Again, to my friend from Illinois, who talked about the fact that once this young man's parents got involved, that after his Miranda rights had been given to him, he gave us an awful lot of intelligence--and that is true in his case--I doubt very seriously that Zawahiri's parents, who probably are not even alive, are going to step up and tell their son: You ought to go in and talk to these folks and give them all the details about the way you helped plan the September 11 attacks on the United States of America. We just know with high-value targets that is not going to happen on a wholesale basis, and we simply need to be in a position to gain actionable intelligence from every one of those individuals.
While I fully support the detainee provisions in this bill, I believe there are other improvements that can and should be made. For example, I am cosponsoring Senator Ayotte's amendment which will allow our intelligence interrogators to use lawful interrogation methods beyond those set forth in the Army Field Manual.
We need to be clear on exactly what this means.
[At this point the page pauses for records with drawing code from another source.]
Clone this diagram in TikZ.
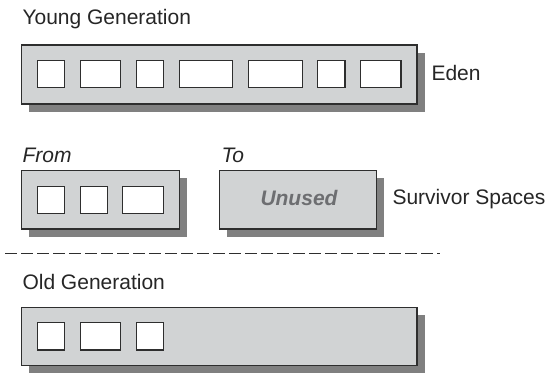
\documentclass[tikz,border=0pt]{standalone}
\usepackage{fontspec}
\setmainfont{Liberation Sans}
\definecolor{regfill}{HTML}{D1D3D4}
\definecolor{shadowgrey}{HTML}{808080}
\definecolor{edgegray}{HTML}{2E2E2E}
\definecolor{unusedgray}{HTML}{6D6E71}
\begin{document}
\begin{tikzpicture}[x=1pt,y=1pt,
  region/.style={draw=edgegray, line width=1.3pt, fill=regfill, anchor=north west,
    inner sep=0pt, outer sep=0pt},
  shadowfill/.style={fill=shadowgrey},
  cell/.style={draw=edgegray, line width=1.3pt, fill=white, anchor=north west,
    inner sep=0pt, outer sep=0pt},
  lbl/.style={anchor=base west, inner sep=0pt, outer sep=0pt,
    font=\fontsize{21}{25}\selectfont, text=black!85},
  dashline/.style={draw=edgegray, line width=1.3pt, dash pattern=on 11.7pt off 4.3pt}]
\useasboundingbox (0,0) rectangle (548,374);

% drop shadows
\fill[shadowfill] (29.3,262.4) rectangle (424.6,321.4);
\fill[shadowfill] (29.3,137.4) rectangle (186.9,195.7);
\fill[shadowfill] (226.8,137.4) rectangle (384.4,195.7);
\fill[shadowfill] (29.3,0.7) rectangle (424.6,59.1);

% Young generation / Eden
\node[lbl] (young) at (22.5,349) {Young Generation};
\node[region, minimum width=395.3pt, minimum height=59pt] (eden) at (21.7,329) {};
\node[cell, minimum width=26.9pt, minimum height=27pt] (e1) at (37.4,313.3) {};
\node[cell, minimum width=40.2pt, minimum height=27pt] (e2) at (80.4,313.3) {};
\node[cell, minimum width=26.9pt, minimum height=27pt] (e3) at (136.3,313.3) {};
\node[cell, minimum width=53.5pt, minimum height=27pt] (e4) at (179.3,313.3) {};
\node[cell, minimum width=53.8pt, minimum height=27pt] (e5) at (248.5,313.3) {};
\node[cell, minimum width=27.3pt, minimum height=27pt] (e6) at (317.7,313.3) {};
\node[cell, minimum width=40.2pt, minimum height=27pt] (e7) at (360.7,313.3) {};
\node[lbl] (edenlbl) at (431.5,293) {Eden};

% Survivor spaces
\node[lbl, font=\fontsize{21}{25}\selectfont\itshape] (from) at (22.5,211.3) {From};
\node[lbl, font=\fontsize{21}{25}\selectfont\itshape] (to) at (221.5,211.3) {To};
\node[region, minimum width=157.6pt, minimum height=58.3pt] (fromsp) at (21.7,203.3) {};
\node[cell, minimum width=26.9pt, minimum height=26.6pt] (f1) at (37.4,187.3) {};
\node[cell, minimum width=26.9pt, minimum height=26.6pt] (f2) at (80.4,187.3) {};
\node[cell, minimum width=40.9pt, minimum height=26.6pt] (f3) at (122.3,187.3) {};
\node[region, minimum width=157.6pt, minimum height=58.3pt] (tosp) at (219.2,203.3) {};
\node[anchor=base, inner sep=0pt, font=\fontsize{21}{25}\selectfont\bfseries\itshape,
  text=unusedgray] (unused) at (299,168) {Unused};
\node[lbl] (survivor) at (392.5,169) {Survivor Spaces};

% separator
\coordinate (dl) at (5,120.7);
\coordinate (dr) at (440,120.7);
\draw[dashline] (dl) -- (dr);

% Old generation
\node[lbl] (old) at (22.5,84) {Old Generation};
\node[region, minimum width=395.3pt, minimum height=58.4pt] (oldsp) at (21.7,66.7) {};
\node[cell, minimum width=26.9pt, minimum height=27.3pt] (o1) at (37.4,51.3) {};
\node[cell, minimum width=40.2pt, minimum height=27.3pt] (o2) at (80.4,51.3) {};
\node[cell, minimum width=26.9pt, minimum height=27.3pt] (o3) at (136.3,51.3) {};
\end{tikzpicture}
\end{document}
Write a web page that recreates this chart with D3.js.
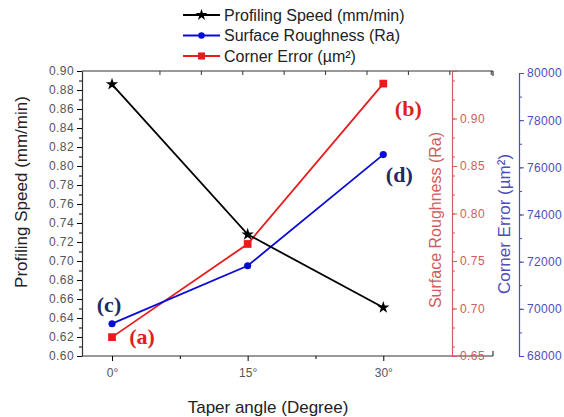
<!DOCTYPE html>
<html>
<head>
<meta charset="utf-8">
<script src="https://cdn.jsdelivr.net/npm/d3@7"></script>
<style>
body { margin: 0; background: #fff; }
text { font-family: Arial, "Liberation Sans", sans-serif; }
</style>
</head>
<body>
<svg id="chart" width="564" height="417"></svg>
<script>
// data
var angles = [0, 15, 30];
var angleLabels = ["0°", "15°", "30°"];
var profilingSpeed = [0.886, 0.728, 0.651];      // left axis
var surfaceRoughness = [0.684, 0.745, 0.862];    // red axis (Ra)
var cornerError = [68800, 72750, 79550];         // blue axis (µm²)
var seriesNames = ["Profiling Speed (mm/min)", "Surface Roughness (Ra)", "Corner Error (µm²)"];
var noteLabels = ["(a)", "(b)", "(c)", "(d)"];

var svg = d3.select("#chart");
var pLeft = 82, pRight = 452, pTop = 71, pBottom = 356, frameRight = 493;

var x = d3.scaleLinear().domain([-3.32, 37.6]).range([pLeft, pRight]);
var ySpeed = d3.scaleLinear().domain([0.60, 0.90]).range([pBottom, pTop]);
var yRa = d3.scaleLinear().domain([0.65, 0.95]).range([pBottom, pTop]);
var yErr = d3.scaleLinear().domain([68000, 80000]).range([pBottom, 73]);

var redAxis = "#d35b5b", blueAxis = "#4d4dbb", grey = "#555";

// frame top / bottom
svg.append("line").attr("x1", pLeft).attr("x2", frameRight).attr("y1", pTop).attr("y2", pTop)
  .attr("stroke", "#333").attr("stroke-width", 1.2);
svg.append("line").attr("x1", frameRight).attr("x2", frameRight).attr("y1", pTop).attr("y2", pTop + 5)
  .attr("stroke", "#333").attr("stroke-width", 1.2);

// top minor ticks
var topTicks = d3.range(5.3, 42.5, 4.58);
svg.selectAll(".topTick").data(topTicks).enter().append("line")
  .attr("x1", function (d) { return x(d); }).attr("x2", function (d) { return x(d); })
  .attr("y1", pTop).attr("y2", pTop + 4).attr("stroke", "#333");

// bottom axis
var gx = svg.append("g").attr("transform", "translate(0," + pBottom + ")");
gx.append("line").attr("x1", pLeft).attr("x2", frameRight).attr("stroke", "#333").attr("stroke-width", 1.2);
gx.append("line").attr("x1", frameRight).attr("x2", frameRight).attr("y1", 0).attr("y2", -5)
  .attr("stroke", "#333").attr("stroke-width", 1.2);
var xAxis = gx.append("g").call(d3.axisBottom(x).tickValues(angles).tickSize(5)
  .tickFormat(function (d, i) { return angleLabels[i]; }));
xAxis.select(".domain").remove();
xAxis.selectAll("text").style("font-size", "12px").attr("fill", grey).attr("dy", "1.1em");
var xMinor = gx.append("g").call(d3.axisBottom(x).tickValues([7.5, 22.5]).tickSize(3).tickFormat(""));
xMinor.select(".domain").remove();

svg.append("text").attr("x", 268).attr("y", 413).attr("text-anchor", "middle")
  .style("font-size", "17px").attr("fill", "#222").text("Taper angle (Degree)");

// left axis
var gy = svg.append("g").attr("transform", "translate(" + pLeft + ",0)");
gy.append("g").call(d3.axisLeft(ySpeed).ticks(30).tickSize(3).tickFormat(""))
  .select(".domain").remove();
var yAxis = gy.append("g").call(d3.axisLeft(ySpeed).ticks(15).tickSize(5).tickSizeOuter(0)
  .tickFormat(d3.format(".2f")));
yAxis.select(".domain").attr("stroke", "#333").attr("stroke-width", 1.2);
yAxis.selectAll("text").style("font-size", "12px").attr("fill", grey).attr("letter-spacing", "0.4px");
svg.append("text").attr("transform", "translate(27,192) rotate(-90)").attr("text-anchor", "middle")
  .style("font-size", "17px").attr("fill", "#222").text(seriesNames[0]);

// red axis (Surface Roughness)
var gr = svg.append("g").attr("transform", "translate(" + pRight + ",0)");
gr.append("g").call(d3.axisRight(yRa).ticks(12).tickSize(3).tickFormat(""))
  .call(function (g) { g.select(".domain").remove(); g.selectAll("line").attr("stroke", redAxis); });
var rAxis = gr.append("g").call(d3.axisRight(yRa).ticks(6).tickSize(5).tickSizeOuter(0)
  .tickFormat(function (d) { return d > 0.91 ? "" : d3.format(".2f")(d); }));
rAxis.select(".domain").attr("stroke", redAxis).attr("stroke-width", 1.2);
rAxis.selectAll("line").attr("stroke", redAxis);
rAxis.selectAll("text").style("font-size", "12px").attr("fill", redAxis).attr("letter-spacing", "0.4px");
svg.append("text").attr("transform", "translate(441,220) rotate(-90)").attr("text-anchor", "middle")
  .style("font-size", "16px").attr("fill", redAxis).text(seriesNames[1]);

// blue axis (Corner Error)
var gb = svg.append("g").attr("transform", "translate(519,0)");
gb.append("g").call(d3.axisRight(yErr).ticks(12).tickSize(3).tickFormat(""))
  .call(function (g) { g.select(".domain").remove(); g.selectAll("line").attr("stroke", blueAxis); });
var bAxis = gb.append("g").call(d3.axisRight(yErr).ticks(6).tickSize(5).tickSizeOuter(5)
  .tickFormat(d3.format("d")));
bAxis.select(".domain").attr("stroke", blueAxis).attr("stroke-width", 1.2);
bAxis.selectAll("line").attr("stroke", blueAxis);
bAxis.selectAll("text").style("font-size", "12px").attr("fill", blueAxis).attr("letter-spacing", "0.3px");
svg.append("text").attr("transform", "translate(510,224) rotate(-90)").attr("text-anchor", "middle")
  .style("font-size", "17px").attr("fill", blueAxis).text(seriesNames[2]);

// series
function drawSeries(values, scale, color, symbol, size) {
  var line = d3.line()
    .x(function (d, i) { return x(angles[i]); })
    .y(function (d) { return scale(d); });
  svg.append("path").datum(values).attr("d", line)
    .attr("fill", "none").attr("stroke", color).attr("stroke-width", 1.8);
  svg.selectAll(null).data(values).enter().append("path")
    .attr("d", d3.symbol().type(symbol).size(size))
    .attr("transform", function (d, i) { return "translate(" + x(angles[i]) + "," + scale(d) + ")"; })
    .attr("fill", color);
}
drawSeries(cornerError, yErr, "#e81c1c", d3.symbolSquare, 60);
drawSeries(surfaceRoughness, yRa, "#0a0ad8", d3.symbolCircle, 40);
drawSeries(profilingSpeed, ySpeed, "#000", d3.symbolStar, 48);

// annotations next to the end points
var notes = [
  { t: noteLabels[0], px: x(angles[0]) + 30, py: yErr(cornerError[0]) + 7, c: "#df1f1f" },
  { t: noteLabels[1], px: x(angles[2]) + 25, py: yErr(cornerError[2]) + 32, c: "#df1f1f" },
  { t: noteLabels[2], px: x(angles[0]) - 3, py: yRa(surfaceRoughness[0]) - 12, c: "#1f2a66" },
  { t: noteLabels[3], px: x(angles[2]) + 16, py: yRa(surfaceRoughness[2]) + 27, c: "#1f2a66" }
];
svg.selectAll(".note").data(notes).enter().append("text")
  .attr("x", function (d) { return d.px; }).attr("y", function (d) { return d.py; })
  .attr("text-anchor", "middle").style("font-family", "'Liberation Serif', 'DejaVu Serif', serif")
  .style("font-weight", "bold").style("font-size", "22px")
  .attr("fill", function (d) { return d.c; }).text(function (d) { return d.t; });

// legend
var legendColors = ["#000", "#0a0ad8", "#e81c1c"];
var legendSymbols = [d3.symbolStar, d3.symbolCircle, d3.symbolSquare];
var legendSizes = [42, 34, 50];
var lg = svg.selectAll(".legend").data(seriesNames).enter().append("g")
  .attr("transform", function (d, i) { return "translate(183," + (15 + i * 20.5) + ")"; });
lg.append("line").attr("x1", 0).attr("x2", 37)
  .attr("stroke", function (d, i) { return legendColors[i]; }).attr("stroke-width", 2);
lg.append("path").attr("transform", "translate(18.5,0)")
  .attr("d", function (d, i) { return d3.symbol().type(legendSymbols[i]).size(legendSizes[i])(); })
  .attr("fill", function (d, i) { return legendColors[i]; });
lg.append("text").attr("x", 41).attr("dy", "0.36em").style("font-size", "16px").attr("fill", "#222")
  .text(function (d) { return d; });
</script>
</body>
</html>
This amendment does not authorize or condone torture, and every technique used in every interrogation must comply with our laws and treaty obligations. I believe there needs to be flexibility in how we interrogate terrorists. But even more so I believe it is foolish to publicize--as the Army Field Manual does--the specific techniques that can be used in interrogating a suspected terrorist.
Over the years, we have heard repeatedly from the intelligence community that the element of surprise is sometimes our greatest asset in gathering timely intelligence from detainees. Senator Ayotte's amendment gives the intelligence community the ability to use techniques that have not been broadcast over the Internet. In my opinion, that makes a lot of sense. I hope my colleagues will agree because the folks we are dealing with in the terrorist world today--these guys who are the meanest, nastiest killers in the world; who wake up every morning trying to figure out ways to kill and harm Americans--are not stupid. They carry laptops. They know how to use the Internet. We gain valuable information oftentimes through the airwaves. We know how smart they are, and we know they have the capability of going on the Internet today and reviewing the Army Field Manual. They know exactly the way they are going to be interrogated and the type of techniques that are going to be used to gain intelligence from them.
The Armed Services Committee has worked very hard on a bipartisan basis to come up with legislation that will improve congressional oversight of detainee matters, as well as provide greater assurance that detainees who pose a threat to our national security are not released so they can return to the fight.
As the vice chairman of the Intelligence Committee, I have a specific interest in making sure our intelligence community has the ability to gather timely and actionable intelligence from detainees. I believe this bill will help our intelligence interrogators do exactly that, and I urge my colleagues to support these provisions fully as was done on a unanimous basis within the Armed Services Committee when this issue was discussed, debated, and talked about thoroughly during the markup.
I yield to my friend from New Hampshire.